Many of his control analyses are also problematic, above and beyond the use of relatively undefined terms. For example, there are no reaction time measures for the math problems: what if good performance is more strongly related to how much time you spend reviewing your answer than to 'cognitive ability'? Or consider one of the results from a question meant to control for individual differences in time preference: those in the low scoring group "[the 'cognitively impulsive'] were willing to pay significantly more for the overnight shipping of a chosen book (item 1) which

*does*seem like an expression of an aspect of*pure*time preference (the psychological 'pain' of waiting for something desired)." [emphases in original] Even if you assume that terms like "psychological pain" could actually be measured in a way that bears on this question, it's difficult to know whether the low-scorers are actually impatient or if they just happen to be voracious readers - especially since other measures of "time preference" were unrelated to score.In summary, this is an interesting starting point for the study of individual differences in decision making, but it is plagued by several methodological problems. Nonetheless, the idea that intelligence (or other measures of executive control, such as self-monitoring) may interact with risk aversion is fairly interesting; more elegant designs will be needed to conclusively prove this fact.

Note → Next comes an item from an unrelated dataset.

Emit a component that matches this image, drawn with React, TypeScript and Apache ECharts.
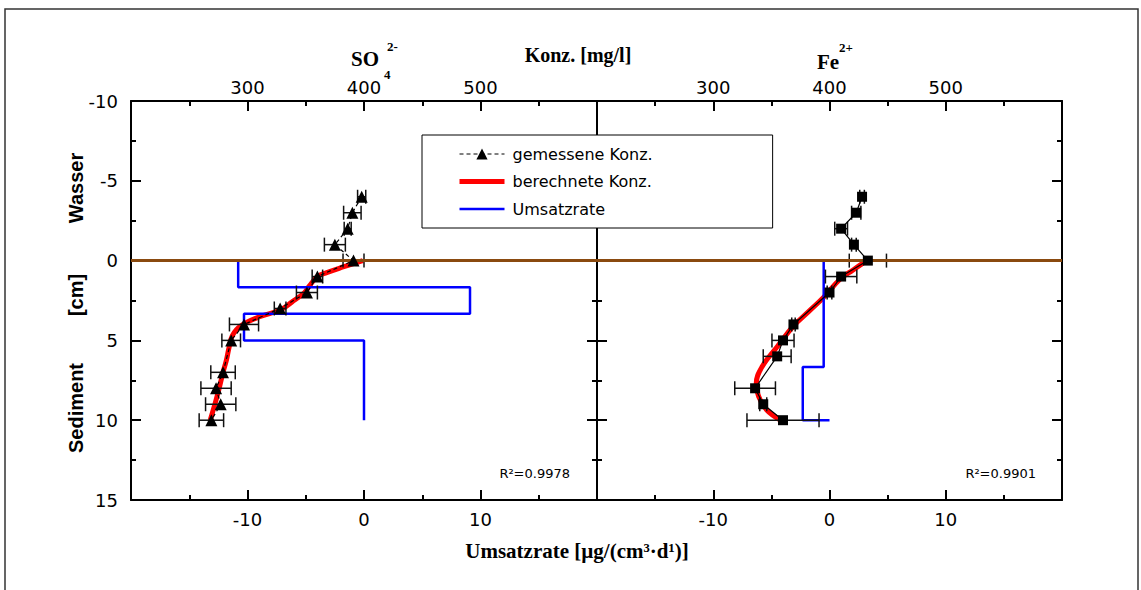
import React, { useEffect, useRef } from 'react';
import * as echarts from 'echarts';

// ---- data ----
// SO4 panel: measured concentration [mg/l] vs depth [cm]
const so4Depth = [-4, -3, -2, -1, 0, 1, 2, 3, 4, 5, 7, 8, 9, 10];
const so4Conc = [398, 390, 386, 375, 391, 360, 351, 328, 297, 286, 279, 273, 277, 269];
const so4Err = [3.5, 7.5, 3, 9, 9, 4.5, 9, 5, 12.5, 8, 10.5, 13, 13, 10.5];
// SO4 calculated concentration
const so4FitDepth = [0, 0.4, 0.75, 1.0, 1.6, 2.0, 2.6, 3.1, 3.5, 4.1, 4.7, 5.5, 6.2, 7.0, 8.2, 9.0, 10];
const so4FitConc = [399, 382, 368, 360, 353, 349, 338, 328, 311, 294, 287, 284, 282, 279, 275, 272, 268];
// SO4 turnover rate (step profile)
const so4RateDepth = [0, 1.67, 1.67, 3.33, 3.33, 5, 5, 10];
const so4Rate = [-10.8, -10.8, 9.1, 9.1, -10.3, -10.3, 0, 0];

// Fe panel
const feDepth = [-4, -3, -2, -1, 0, 1, 2, 4, 5, 6, 8, 9, 10];
const feConc = [428, 423, 410, 421, 433, 410, 400, 369, 360, 355, 336, 343, 360];
const feErr = [2, 4, 5.5, 2, 16, 13.5, 2, 1.5, 9.5, 12, 17.5, 3, 31];
const feFitDepth = [0.05, 0.6, 1.17, 2.3, 3.2, 4.1, 5.4, 6.65, 7.7, 8.5, 9.36, 10];
const feFitConc = [431, 420, 409, 395, 382, 369, 355, 342, 337, 339, 346, 358];
const feRateDepth = [0, 6.67, 6.67, 10, 10];
const feRate = [-0.5, -0.5, -2.3, -2.3, 0];

// axes
const depthMin = -10, depthMax = 15, depthStep = 5;
const concMin = 200, concMax = 600, concStep = 100;
const rateMin = -20, rateMax = 20, rateStep = 10;

const legendNames = ['gemessene Konz.', 'berechnete Konz.', 'Umsatzrate'];
const r2Labels = ['R²=0.9978', 'R²=0.9901'];

const SANS = 'DejaVu Sans';
const SERIF = 'Liberation Serif';
const BROWN = '#8a4a0f';

const zip = (xs: number[], ys: number[]) => xs.map((x, i) => [x, ys[i]]);

const errRender = (params: any, api: any) => {
  const lo = api.coord([api.value(0), api.value(2)]);
  const hi = api.coord([api.value(1), api.value(2)]);
  const h = 7;
  const style = { stroke: '#111', lineWidth: 1.5 };
  return {
    type: 'group',
    children: [
      { type: 'line', shape: { x1: lo[0], y1: lo[1], x2: hi[0], y2: hi[1] }, style },
      { type: 'line', shape: { x1: lo[0], y1: lo[1] - h, x2: lo[0], y2: lo[1] + h }, style },
      { type: 'line', shape: { x1: hi[0], y1: hi[1] - h, x2: hi[0], y2: hi[1] + h }, style },
    ],
  };
};

const axisBase = (extra: any) => ({
  type: 'value',
  axisLine: { show: true, onZero: false, lineStyle: { color: '#000', width: 2 } },
  axisTick: { show: true, inside: true, length: 10, lineStyle: { color: '#000', width: 2 } },
  minorTick: { show: true, splitNumber: 2, length: 5, lineStyle: { color: '#000', width: 2 } },
  splitLine: { show: false },
  minorSplitLine: { show: false },
  ...extra,
});

const labelStyle = (show: boolean, margin: number) => ({
  show,
  margin,
  color: '#000',
  fontFamily: SANS,
  fontSize: 18,
  showMinLabel: false,
  showMaxLabel: false,
});

export default function App() {
  const ref = useRef<HTMLDivElement>(null);
  useEffect(() => {
    if (!ref.current) return;
    const chart = echarts.init(ref.current, undefined, { renderer: 'svg' });

    const markLine = {
      silent: true,
      symbol: ['none', 'none'],
      label: { show: false },
      lineStyle: { color: BROWN, width: 3, type: 'solid' },
      data: [{ yAxis: 0 }],
    };

    const hiddenSymbol = { color: 'rgba(0,0,0,0)', borderWidth: 0, opacity: 0 };

    const option: any = {
      animation: false,
      backgroundColor: '#fff',
      grid: [
        { left: 131, top: 101, width: 466, height: 399 },
        { left: 597, top: 101, width: 465, height: 399 },
      ],
      xAxis: [
        axisBase({ gridIndex: 0, position: 'bottom', min: rateMin, max: rateMax, interval: rateStep, axisLabel: labelStyle(true, 10) }),
        axisBase({ gridIndex: 0, position: 'top', min: concMin, max: concMax, interval: concStep, axisLabel: labelStyle(true, 5) }),
        axisBase({ gridIndex: 1, position: 'bottom', min: rateMin, max: rateMax, interval: rateStep, axisLabel: labelStyle(true, 10) }),
        axisBase({ gridIndex: 1, position: 'top', min: concMin, max: concMax, interval: concStep, axisLabel: labelStyle(true, 5) }),
      ],
      yAxis: [
        axisBase({ gridIndex: 0, position: 'left', inverse: true, min: depthMin, max: depthMax, interval: depthStep,
          axisLabel: { ...labelStyle(true, 13), showMinLabel: true, showMaxLabel: true } }),
        axisBase({ gridIndex: 0, position: 'right', inverse: true, min: depthMin, max: depthMax, interval: depthStep, axisLabel: { show: false } }),
        axisBase({ gridIndex: 1, position: 'left', inverse: true, min: depthMin, max: depthMax, interval: depthStep, axisLabel: { show: false } }),
        axisBase({ gridIndex: 1, position: 'right', inverse: true, min: depthMin, max: depthMax, interval: depthStep, axisLabel: { show: false } }),
      ],
      legend: {
        show: true,
        orient: 'vertical',
        left: 422,
        top: 135,
        padding: [11, 120, 11, 35],
        itemWidth: 45,
        itemHeight: 14,
        itemGap: 11.5,
        backgroundColor: '#fff',
        borderColor: '#000',
        borderWidth: 1,
        borderRadius: 0,
        selectedMode: false,
        textStyle: { color: '#000', fontFamily: SANS, fontSize: 16, padding: [0, 0, 0, 3] },
        data: [
          { name: legendNames[0], lineStyle: { color: '#000', width: 1, type: [4, 3] } },
          { name: legendNames[1], lineStyle: { color: '#f00', width: 5 }, itemStyle: hiddenSymbol },
          { name: legendNames[2], lineStyle: { color: '#00f', width: 2.5 }, itemStyle: hiddenSymbol },
        ],
      },
      series: [
        {
          name: legendNames[0], type: 'line', xAxisIndex: 1, yAxisIndex: 0, z: 6,
          data: zip(so4Conc, so4Depth),
          symbol: 'triangle', symbolSize: 12,
          itemStyle: { color: '#000' },
          lineStyle: { color: '#000', width: 1.2, type: [4, 3] },
        },
        {
          name: legendNames[0], type: 'line', xAxisIndex: 3, yAxisIndex: 2, z: 6,
          data: zip(feConc, feDepth),
          symbol: 'rect', symbolSize: 10,
          itemStyle: { color: '#000' },
          lineStyle: { color: '#000', width: 1.2 },
        },
        {
          name: legendNames[1], type: 'line', xAxisIndex: 1, yAxisIndex: 0, z: 2,
          data: zip(so4FitConc, so4FitDepth), smooth: 0.4, symbol: 'none',
          lineStyle: { color: '#f00', width: 5 }, itemStyle: { color: '#f00' },
          markLine,
        },
        {
          name: legendNames[1], type: 'line', xAxisIndex: 3, yAxisIndex: 2, z: 2,
          data: zip(feFitConc, feFitDepth), smooth: 0.4, symbol: 'none',
          lineStyle: { color: '#f00', width: 5 }, itemStyle: { color: '#f00' },
          markLine,
        },
        {
          name: legendNames[2], type: 'line', xAxisIndex: 0, yAxisIndex: 0, z: 3,
          data: zip(so4Rate, so4RateDepth), symbol: 'none',
          lineStyle: { color: '#00f', width: 2.5 }, itemStyle: { color: '#00f' },
        },
        {
          name: legendNames[2], type: 'line', xAxisIndex: 2, yAxisIndex: 2, z: 3,
          data: zip(feRate, feRateDepth), symbol: 'none',
          lineStyle: { color: '#00f', width: 2.5 }, itemStyle: { color: '#00f' },
        },
        {
          name: 'err-so4', type: 'custom', xAxisIndex: 1, yAxisIndex: 0, z: 4,
          renderItem: errRender, encode: { x: [0, 1], y: 2 },
          data: so4Depth.map((d, i) => [so4Conc[i] - so4Err[i], so4Conc[i] + so4Err[i], d]),
        },
        {
          name: 'err-fe', type: 'custom', xAxisIndex: 3, yAxisIndex: 2, z: 4,
          renderItem: errRender, encode: { x: [0, 1], y: 2 },
          data: feDepth.map((d, i) => [feConc[i] - feErr[i], feConc[i] + feErr[i], d]),
        },
      ],
      graphic: [
        { type: 'rect', silent: true, z: -10, shape: { x: 5, y: 9, width: 1133, height: 700 },
          style: { fill: 'none', stroke: '#333', lineWidth: 1.5 } },
        { type: 'text', x: 578, y: 55, style: { text: 'Konz. [mg/l]', fill: '#000', font: `bold 20px "${SERIF}"`, textAlign: 'center', textVerticalAlign: 'middle' } },
        { type: 'text', x: 351, y: 59, style: { text: 'SO', fill: '#000', font: `bold 21px "${SERIF}"`, textAlign: 'left', textVerticalAlign: 'middle' } },
        { type: 'text', x: 384, y: 74, style: { text: '4', fill: '#000', font: `bold 13px "${SERIF}"`, textAlign: 'left', textVerticalAlign: 'middle' } },
        { type: 'text', x: 387, y: 46, style: { text: '2-', fill: '#000', font: `bold 13px "${SERIF}"`, textAlign: 'left', textVerticalAlign: 'middle' } },
        { type: 'text', x: 817, y: 62, style: { text: 'Fe', fill: '#000', font: `bold 21px "${SERIF}"`, textAlign: 'left', textVerticalAlign: 'middle' } },
        { type: 'text', x: 839, y: 47, style: { text: '2+', fill: '#000', font: `bold 13px "${SERIF}"`, textAlign: 'left', textVerticalAlign: 'middle' } },
        { type: 'text', x: 577, y: 551, style: { text: 'Umsatzrate [µg/(cm³·d¹)]', fill: '#000', font: `bold 21px "${SERIF}"`, textAlign: 'center', textVerticalAlign: 'middle' } },
        { type: 'text', x: 76, y: 188, rotation: Math.PI / 2, style: { text: 'Wasser', fill: '#000', font: 'bold 20px "Liberation Sans"', textAlign: 'center', textVerticalAlign: 'middle' } },
        { type: 'text', x: 76, y: 295, rotation: Math.PI / 2, style: { text: '[cm]', fill: '#000', font: 'bold 20px "Liberation Sans"', textAlign: 'center', textVerticalAlign: 'middle' } },
        { type: 'text', x: 76, y: 408, rotation: Math.PI / 2, style: { text: 'Sediment', fill: '#000', font: 'bold 20px "Liberation Sans"', textAlign: 'center', textVerticalAlign: 'middle' } },
        { type: 'text', x: 570, y: 473, style: { text: r2Labels[0], fill: '#000', font: `13px "${SANS}"`, textAlign: 'right', textVerticalAlign: 'middle' } },
        { type: 'text', x: 1036, y: 473, style: { text: r2Labels[1], fill: '#000', font: `13px "${SANS}"`, textAlign: 'right', textVerticalAlign: 'middle' } },
      ],
    };
    chart.setOption(option);
    return () => chart.dispose();
  }, []);
  return <div ref={ref} style={{ position: 'absolute', left: 0, top: 0, width: 1141, height: 590 }} />;
}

EDIT: Today COGBlog is also running a very nice story on this study's methodological flaws - and finds even more!

The correct answers to the math problems are 5 cents, 5 minutes, and 47 days.

## 2 Comments:

Stimulating article, thanks.

The "doubling" problem may be unfairly biased in favor of anyone who's taken computer science or binary math courses. More men than women take those courses, so the better scores by men can be partially explained by that. Otherwise the author's assumption that men being better at math explains the difference, may be right. Not that your friend over at cogblog would agree. Heh.

Nooo!! The doubling problem is just common sense. What stops most people is that they look for more complexity than is there.